In doing so, Vice News avoids the “Kindergartners playing soccer syndrome”, according to Vice CEO Shane Smith, where mainstream media bounces around to different topics without thoroughly reporting on one.
(Ceo.ca)
Vice News also receives monetary backing from their parent company Vice Media. After selling 5 percent equity of Vice to 21st Century Fox, Vice Media was valued at $1.4 billion “less than two weeks after The Washington Post had been sold to Jeff Bezos for a mere $250 million.” Vice Media, which was once a small Montreal based alternative magazine, also has a media deal with CNN and a half hour HBO show.
However, the catch 22 of falling under the Vice family, is also falling under the Vice family. Vice magazine and their online documentary style, where Vice News also draws its platform, has been criticized for its “devil-may-care hipsterism” aesthetic and under-valuing journalistic integrity
In the documentary Page One: Inside The New York Times, Vice CEO Shane Smith takes a swipe at the Times’ coverage of surfing while Vice was covering cannibalism is Liberia. To which the “colorful” media reporter David Carr responded, “Just a sec, time out. Before you ever went there, we’ve had reporters there reporting on genocide after genocide. Just because you put on a fucking safari helmet and looked at some poop doesn’t give you the right to insult what we do. So continue.”
The altercation has become a microcosm for a cultural perception of Vice and its “alternative” reporting. Dan Rather dismissed Vice as “more Jackass than journalism”, and in a recent trainwreck of an AMA on Reddit, Shane Smith was ripped apart by fans for dodging tough questions and Vice’s overly-sensational coverage of major conflict areas in the Middle East.
The Vice aesthetic has even inspired a parody Twitter account, @Vice_Is_Hip, which has almost 90k followers to date.
Vice News has been able to dodge the same critique as its father company. In large part because of the hard-hitting reporting it’s dedicated to putting out. Vice Media's chief creative officer Eddy Moretti mentions he wants Vice News to become “part of the healthy news diet, the food pyramid of news,” where young people read the New York Times “and come to our site, or vice versa.” Even David Carr praised Vice News for it’s reporting in Ukraine and especially its coverage of ISIS in its “Islamic State” documentary series.
Carr admitted to sourcing Vice News for answers to the ISIS footage of the beheading of American journalist, James Foley.
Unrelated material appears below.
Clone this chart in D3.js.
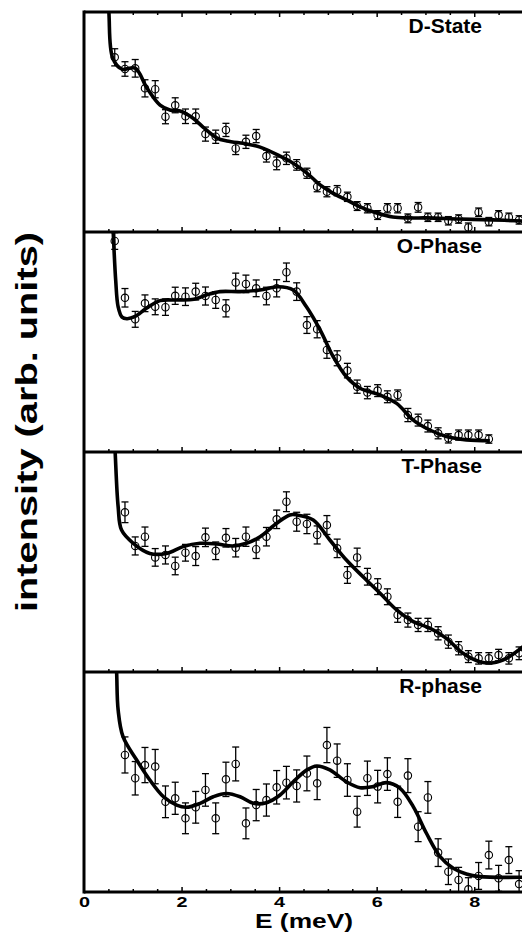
<!DOCTYPE html>
<html>
<head>
<meta charset="utf-8">
<script src="https://cdn.jsdelivr.net/npm/d3@7/dist/d3.min.js"></script>
<style>
  body { margin: 0; background: #fff; }
  text { font-family: "Liberation Sans", Arial, sans-serif; font-weight: bold; fill: #000; }
</style>
</head>
<body>
<div id="chart"></div>
<script>
/* global d3 */

// Data (intensity in arb. units, 0-100 per panel)
const panelNames = ['D-State', 'O-Phase', 'T-Phase', 'R-phase']

const energy = [0.63, 0.84, 1.05, 1.25, 1.46, 1.67, 1.87, 2.08, 2.29, 2.49, 2.70, 2.91, 3.11, 3.32, 3.53,
  3.74, 3.95, 4.15, 4.36, 4.57, 4.78, 4.98, 5.19, 5.40, 5.60, 5.81, 6.02, 6.22, 6.43, 6.64, 6.85,
  7.05, 7.26, 7.47, 7.68, 7.88, 8.09, 8.30, 8.50, 8.71, 8.92]

const dState = [79.4, 74.1, 74.4, 65.3, 64.9, 52.4, 57.6, 52.6, 52.6, 44.5, 43.3, 46.4, 38.0, 41.0, 43.6,
  34.5, 31.2, 33.5, 30.5, 26.7, 20.6, 18.3, 18.8, 16.0, 11.8, 10.8, 7.7, 10.8, 10.8, 6.2, 11.2,
  6.7, 6.7, 5.1, 5.9, 2.1, 9.0, 4.7, 7.7, 6.7, 5.5]
const dStateErr = [3.9, 3.3, 4.0, 3.9, 3.9, 3.2, 3.4, 3.3, 3.3, 3.2, 3.0, 3.0, 2.8, 3.0, 3.0,
  2.7, 2.9, 2.8, 2.4, 2.3, 2.3, 2.3, 2.3, 2.1, 2.0, 2.1, 2.0, 2.1, 2.1, 2.0, 2.2,
  1.9, 1.9, 1.9, 1.9, 2.0, 1.9, 1.9, 2.0, 1.9, 1.9]

const oPhase = [95.9, 70.1, 60.3, 67.6, 66.0, 65.8, 71.0, 70.6, 72.9, 70.9, 69.1, 65.3, 77.1, 76.4, 74.4,
  70.9, 74.4, 81.7, 72.9, 57.7, 55.8, 46.4, 42.6, 37.0, 29.7, 27.0, 27.9, 25.1, 25.9, 16.8, 14.5,
  11.8, 8.5, 6.2, 7.7, 7.7, 7.7, 5.9, null, null, null]
const oPhaseErr = [3.8, 4.2, 3.6, 3.8, 3.6, 3.7, 3.9, 4.0, 3.8, 4.1, 3.8, 3.9, 4.2, 4.0, 3.8,
  4.0, 3.9, 4.2, 4.0, 3.8, 3.9, 3.8, 3.4, 3.3, 3.0, 2.8, 2.7, 2.7, 2.3, 3.0, 2.7,
  2.7, 2.5, 2.1, 2.3, 2.3, 2.3, 1.9, null, null, null]

const tPhase = [null, 72.6, 57.3, 61.5, 52.1, 53.2, 48.2, 54.2, 52.7, 61.2, 55.1, 61.0, 56.5, 61.5, 55.8,
  61.5, 69.4, 77.4, 68.3, 67.3, 62.3, 66.8, 56.2, 44.1, 52.1, 43.3, 38.8, 34.2, 25.9, 23.6, 21.4,
  21.4, 17.6, 13.8, 10.8, 7.0, 6.2, 6.2, 7.7, 6.2, 8.5]
const tPhaseErr = [null, 4.7, 4.1, 4.4, 4.0, 4.1, 4.0, 3.8, 4.3, 4.2, 4.0, 4.2, 4.2, 4.4, 4.2,
  4.2, 4.2, 4.5, 4.3, 4.4, 4.1, 4.3, 4.2, 3.8, 4.2, 3.8, 3.6, 3.6, 3.3, 3.2, 3.0,
  3.0, 3.0, 3.0, 3.0, 2.7, 2.6, 2.6, 2.6, 2.6, 2.9]

const rPhase = [null, 62.3, 51.7, 57.7, 57.0, 41.0, 42.6, 33.5, 38.5, 46.4, 33.5, 51.2, 58.2, 31.2, 39.5,
  41.8, 47.6, 49.7, 48.2, 53.9, 49.4, 66.8, 59.7, 50.9, 36.5, 51.7, 47.9, 53.6, 41.0, 52.9, 29.7,
  43.0, 17.9, 9.2, 5.5, 1.2, 7.3, 16.8, 6.2, 14.5, 3.6]
const rPhaseErr = [null, 8.2, 7.6, 8.0, 7.8, 7.2, 7.3, 7.0, 7.2, 7.4, 7.0, 7.8, 7.7, 7.0, 7.1,
  7.3, 7.6, 7.4, 7.3, 7.9, 7.4, 8.0, 7.6, 7.4, 7.0, 7.8, 7.4, 7.4, 7.1, 7.7, 6.8,
  7.2, 6.3, 5.8, 5.7, 5.3, 6.1, 6.3, 5.9, 6.1, 6.1]

// fitted curves
const dStateFitE = [0.47, 0.51, 0.59, 0.78, 1.05, 1.29, 1.56, 1.76, 1.97, 2.23, 2.44, 2.73, 2.93, 3.34, 3.61,
  4.02, 4.28, 4.57, 4.84, 5.10, 5.39, 5.66, 6.00, 6.33, 6.68, 7.03, 7.70, 8.38, 9.00]
const dStateFitI = [120, 100, 79, 74, 74.5, 65.5, 57.7, 55.5, 55, 51.8, 47.7, 42.7, 41.4, 40, 38.6,
  34.5, 31.4, 26.8, 21.4, 17.7, 14.5, 11.4, 8.6, 6.8, 6.4, 6.4, 5.9, 5.5, 5.0]

const oPhaseFitE = [0.56, 0.60, 0.65, 0.70, 0.78, 0.88, 1.04, 1.28, 1.56, 1.90, 2.25, 2.51, 2.79, 3.20, 3.61,
  3.98, 4.29, 4.56, 4.84, 5.11, 5.38, 5.66, 6.07, 6.41, 6.75, 7.09, 7.43, 7.84, 8.32]
const oPhaseFitI = [120, 99.4, 78, 66, 61.3, 60.6, 61.5, 65.3, 68.8, 69.1, 69.4, 71.4, 72.9, 72.9, 73.6,
  75.1, 73.6, 66.0, 55.5, 43.3, 34.2, 29.0, 25.9, 22.1, 14.5, 10.0, 7.0, 5.5, 5.1]

const tPhaseFitE = [0.60, 0.64, 0.70, 0.77, 1.01, 1.35, 1.69, 2.03, 2.38, 2.72, 3.06, 3.33, 3.61, 3.95, 4.22,
  4.36, 4.70, 5.04, 5.38, 5.72, 6.07, 6.41, 6.75, 7.09, 7.43, 7.77, 8.11, 8.39, 8.66, 9.00]
const tPhaseFitI = [120, 99.4, 75.1, 64.5, 58.5, 53.9, 53.9, 57.0, 58.5, 58.2, 57.3, 58.5, 61.5, 67.6, 71.4,
  71.4, 69.1, 60.0, 50.9, 43.3, 35.8, 28.2, 22.9, 19.9, 15.3, 8.5, 4.7, 4.2, 6.2, 11.5]

const rPhaseFitE = [0.64, 0.67, 0.70, 0.80, 1.08, 1.35, 1.63, 1.90, 2.10, 2.38, 2.65, 2.92, 3.20, 3.47, 3.74,
  4.02, 4.29, 4.57, 4.77, 5.04, 5.38, 5.66, 5.93, 6.20, 6.48, 6.75, 7.02, 7.30, 7.57, 7.84, 8.11, 9.00]
const rPhaseFitI = [120, 99.4, 82.7, 70.6, 60.0, 50.9, 43.3, 39.5, 38.5, 40.3, 43.3, 44.8, 43.3, 40.3, 40.6,
  44.1, 50.1, 55.5, 57.3, 55.5, 50.1, 47.4, 47.9, 49.7, 47.1, 38.8, 26.7, 16.1, 10.8, 8.2, 7.0, 6.7]

// axis ticks
const majorTicks = [2, 4, 6, 8]
const minorTicks = [0.5, 1, 1.5, 2.5, 3, 3.5, 4.5, 5, 5.5, 6.5, 7, 7.5, 8.5]
const tickLabels = [0, 2, 4, 6, 8]

const panels = [
  { name: panelNames[0], values: dState, errors: dStateErr, fitE: dStateFitE, fitI: dStateFitI },
  { name: panelNames[1], values: oPhase, errors: oPhaseErr, fitE: oPhaseFitE, fitI: oPhaseFitI },
  { name: panelNames[2], values: tPhase, errors: tPhaseErr, fitE: tPhaseFitE, fitI: tPhaseFitI },
  { name: panelNames[3], values: rPhase, errors: rPhaseErr, fitE: rPhaseFitE, fitI: rPhaseFitI }
]

// canvas
const width = 522,
  height = 933,
  marginLeft = 84,
  marginTop = 12,
  panelHeight = 220

let svg = d3.select('#chart')
  .append('svg')
  .attr('width', width)
  .attr('height', height)

let x = d3.scaleLinear()
  .domain([0, 9])
  .range([marginLeft, 523])

panels.forEach((p, i) => {
  let top = marginTop + i * panelHeight
  let bottom = top + panelHeight
  let y = d3.scaleLinear()
    .domain([0, 100])
    .range([bottom, top])

  svg.append('clipPath')
    .attr('id', 'clip' + i)
    .append('rect')
    .attr('x', marginLeft)
    .attr('y', top)
    .attr('width', width - marginLeft)
    .attr('height', panelHeight)

  let g = svg.append('g')
    .attr('clip-path', 'url(#clip' + i + ')')

  let pts = energy.map((e, k) => ({ e: e, v: p.values[k], err: p.errors[k] }))
    .filter(d => d.v != null)

  // error bars
  let eb = g.selectAll('.eb')
    .data(pts)
    .enter()
    .append('g')
    .attr('stroke', '#000')
    .attr('stroke-width', 1.3)
    .attr('fill', 'none')
  eb.append('line')
    .attr('x1', d => x(d.e)).attr('x2', d => x(d.e))
    .attr('y1', d => y(d.v - d.err)).attr('y2', d => y(d.v + d.err))
  eb.append('line')
    .attr('x1', d => x(d.e) - 3.5).attr('x2', d => x(d.e) + 3.5)
    .attr('y1', d => y(d.v + d.err)).attr('y2', d => y(d.v + d.err))
  eb.append('line')
    .attr('x1', d => x(d.e) - 3.5).attr('x2', d => x(d.e) + 3.5)
    .attr('y1', d => y(d.v - d.err)).attr('y2', d => y(d.v - d.err))
  eb.append('circle')
    .attr('cx', d => x(d.e))
    .attr('cy', d => y(d.v))
    .attr('r', 3.7)
    .attr('stroke-width', 1.1)

  // fitted line
  let fit = p.fitE.map((e, k) => [e, p.fitI[k]])
  let line = d3.line()
    .x(d => x(d[0]))
    .y(d => y(d[1]))
    .curve(d3.curveCatmullRom.alpha(0.5))
  g.append('path')
    .datum(fit)
    .attr('d', line)
    .attr('fill', 'none')
    .attr('stroke', '#000')
    .attr('stroke-width', 3.6)
    .attr('stroke-linejoin', 'round')

  // inward ticks at the bottom of each panel
  let minorAxis = d3.axisTop(x).tickValues(minorTicks).tickSize(3).tickFormat('')
  let majorAxis = d3.axisTop(x).tickValues(majorTicks).tickSize(5).tickFormat('')
  ;[minorAxis, majorAxis].forEach(ax => {
    let a = svg.append('g').attr('transform', 'translate(0,' + bottom + ')').call(ax)
    a.select('.domain').remove()
    a.selectAll('line').attr('stroke-width', 1.5)
  })
  if (i === 0) {
    ;[d3.axisBottom(x).tickValues(minorTicks).tickSize(3).tickFormat(''),
      d3.axisBottom(x).tickValues(majorTicks).tickSize(5).tickFormat('')].forEach(ax => {
      let a = svg.append('g').attr('transform', 'translate(0,' + top + ')').call(ax)
      a.select('.domain').remove()
      a.selectAll('line').attr('stroke-width', 1.5)
    })
    svg.append('line')
      .attr('x1', marginLeft).attr('x2', width)
      .attr('y1', top).attr('y2', top)
      .attr('stroke', '#000').attr('stroke-width', 3)
  }

  // panel frame bottom line
  svg.append('line')
    .attr('x1', marginLeft).attr('x2', width)
    .attr('y1', bottom).attr('y2', bottom)
    .attr('stroke', '#000').attr('stroke-width', 3)

  // panel label
  svg.append('text')
    .attr('x', 482)
    .attr('y', top + 21)
    .attr('text-anchor', 'end')
    .style('font-size', '21px')
    .text(p.name)
})

// left frame line
svg.append('line')
  .attr('x1', marginLeft).attr('x2', marginLeft)
  .attr('y1', marginTop - 1.5).attr('y2', marginTop + 4 * panelHeight + 1.5)
  .attr('stroke', '#000').attr('stroke-width', 3)

// x tick labels
let xAxis = d3.axisBottom(x).tickValues(tickLabels).tickSize(0).tickFormat(d3.format('d'))
let xa = svg.append('g')
  .attr('transform', 'translate(0,' + (marginTop + 4 * panelHeight) + ')')
  .call(xAxis)
xa.select('.domain').remove()
xa.selectAll('text')
  .attr('y', 15)
  .attr('dy', 0)
  .attr('fill', '#000')
  .attr('textLength', 11)
  .attr('lengthAdjust', 'spacingAndGlyphs')
  .style('font-size', '15px')
  .style('font-family', '"Liberation Sans", Arial, sans-serif')
  .style('font-weight', 'bold')

// axis titles
svg.append('text')
  .attr('x', 304)
  .attr('y', 928)
  .attr('text-anchor', 'middle')
  .attr('textLength', 98)
  .attr('lengthAdjust', 'spacingAndGlyphs')
  .style('font-size', '21px')
  .text('E (meV)')

svg.append('text')
  .attr('transform', 'translate(37,422) rotate(-90)')
  .attr('text-anchor', 'middle')
  .attr('textLength', 380)
  .attr('lengthAdjust', 'spacingAndGlyphs')
  .style('font-size', '30px')
  .text('intensity (arb. units)')
</script>
</body>
</html>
Carr goes on to say "“The Islamic State” is a win for Vice, but also a win for an audience hungry to understand why some of the world hates us so much.”
Fans of Vice News have also praised Simon Ostrovsky on his coverage of Ukraine, in the Vice News documentary series “Russian Roulette”. With almost 70 episodes and hundreds of hours of content, as well as his own personal Twitter account, Ostrovsky and the Vice News team published groundbreaking coverage unparalleled to that of any mainstream media outlet.
While on site in Slaviansk in late April, Ostrovsky was abducted by pro-Russian militiamen the day after attending a press conference with the mayor of Slaviansk. Released three days later, many came to Ostrovsky’s aid and praised him for his bravery in pursuit of the coverage. The abduction solidified the importance of Vice News’ coverage in the Ukraine and has since increased both its viewership and its importance as a member of the “media diet”, as Moretti referred to.
Closer to home, riots in Ferguson, Missouri have erupted after police officer Darren Wilson shot and killed unarmed 16 year-old, Michael Brown. Vice News reporter Tim Pool set up of live stream of the riots via livestream.com.
Vice News dubbed the coverage ‘RAW FOOTAGE’ and was the center piece to the on-the-ground reporting done by Pool and other Vice News reporters. Pool became the de facto “Leader of the People’s News” in Ferguson, for his reporting on police brutality, violations of the 1st amendment, and the stories of protestors. Pool also released content on Timcast, his personal lifestream station.
(Vice News)
Much in the way artists Ai Weiwei used social media to demonstrate the police brutality and abuse of power in China, Tim Pool also documented his own experience with police via his Twitter account.
On August 18th, he tweeted a video of a Ferguson police officer ripping off his press badge, saying, “This doesn’t mean shit” [rips off badge]. According to Pool’s Twitter page, police officers are admitting to monitoring social media for “intel”, “Obvious, but interesting to hear them say it,” he tweeted.
A key factor in the spread of Pool’s coverage was the ever-present use of the hashtag “#Ferguson”, which was used on every tweet sent by Pool on the subject, including other citizens reporting on what they were experiencing. "#Ferguson" itself became its own social media news station, combining coverage from news outlets, as well as civilians on the ground. The universal access of Twitter presented the world with an ever-flowing, up to date entity of information void any one news agenda or frame.
The hashtag also points to the immense support Pool received for his coverage, by both citizens and colleagues alike. Charlie Phillips, aka @charliechar, tweeted “The reporting by @Timcast (Pool) in #Ferguson is so important, going to places others are too nervous to. @vicenews wins again.” Other journalists would link Pool’s coverage on Twitter as “breaking news” and instead of CNN alerts, audiences tuned into his Twitter account for the most up-to-date information. Media outlets such as Mother Jones, along with other freelance reporters, were linking directly to Pool’s content.
Pool's approach with live streaming the events removed the perspective of reporting on Ferguson through a single article or video. The live streams brought the viewer into the coverage, and allowed audiences to arrive at their own conclusion instead of presenting one for them.
Audiences are tuning in to what Pool's coverage, and other Vice News stories by extension. Vice News is successfully filling a void in journalism, creating news for “young people”, now the young people are tuned in. And they aren’t going away.